You should not answer ‘yes’ to any question unless you can provide clear evidence that you have implemented the relevant policy or control. Be very wary of multi-part questions, as you must be compliant with all elements of the question. It is a regulatory offence to give a knowingly misleading answer to any question on the common proposal form.
- Blame-free culture. It is so important that all members of staff in your firm are encouraged to seek assistance at the earliest opportunity if they make a mistake. No matter how big the error, early identification of the issue, along with the implementation of any remedial action, can greatly reduce a firm’s exposure.
- Seek outside assistance. There is no need for your firm to start reinventing the wheel when it comes to drafting relevant policies and procedures.
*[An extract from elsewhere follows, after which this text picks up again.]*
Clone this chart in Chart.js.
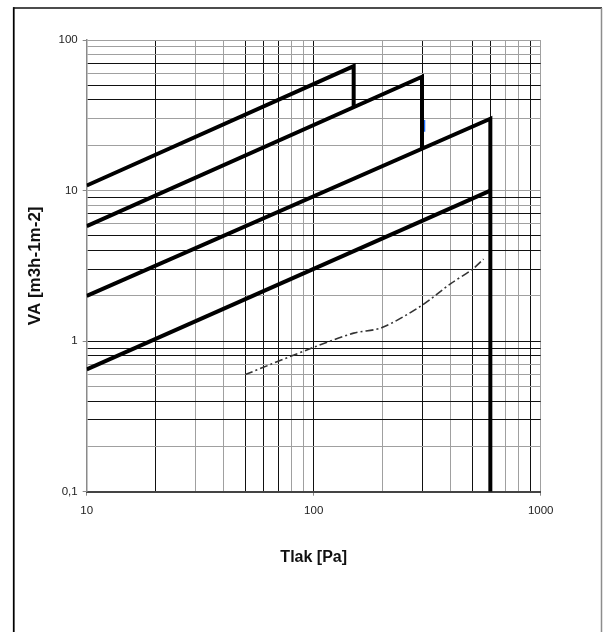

There are many risk-management resources and relevant templates available to firms, without charge, in the Law Society’s members’ area.
There are many providers offering specialist staff training in relevant fields. External advisors, such as the Institute of Legal Research and Standards, can be engaged to assist firms in managing this area, either through an annual audit or by providing staff training and template policies to deal with all potential risk areas.
Reasons to manage risk
- It increases the likelihood that you will achieve your objectives,
- It brings focus on what matters,
- You will make better-informed decisions,
- You will have fewer losses,
- It is forward looking and acts as an early warning indicator,
- The process also identifies opportunities,
- Good corporate governance demands it, and
- In short, managing risk reduces uncertainty to tolerable levels.
Gerard Joyce (chief technical officer of Cal Q Risk) concludes: “If I were to sum up the benefits of formally managing risk in two words, they would be ‘improved performance’.
Investment in risk management is returned in the form of better, more efficient operations, with less uncertainty and greater consistency. Consistency is fundamental to quality.”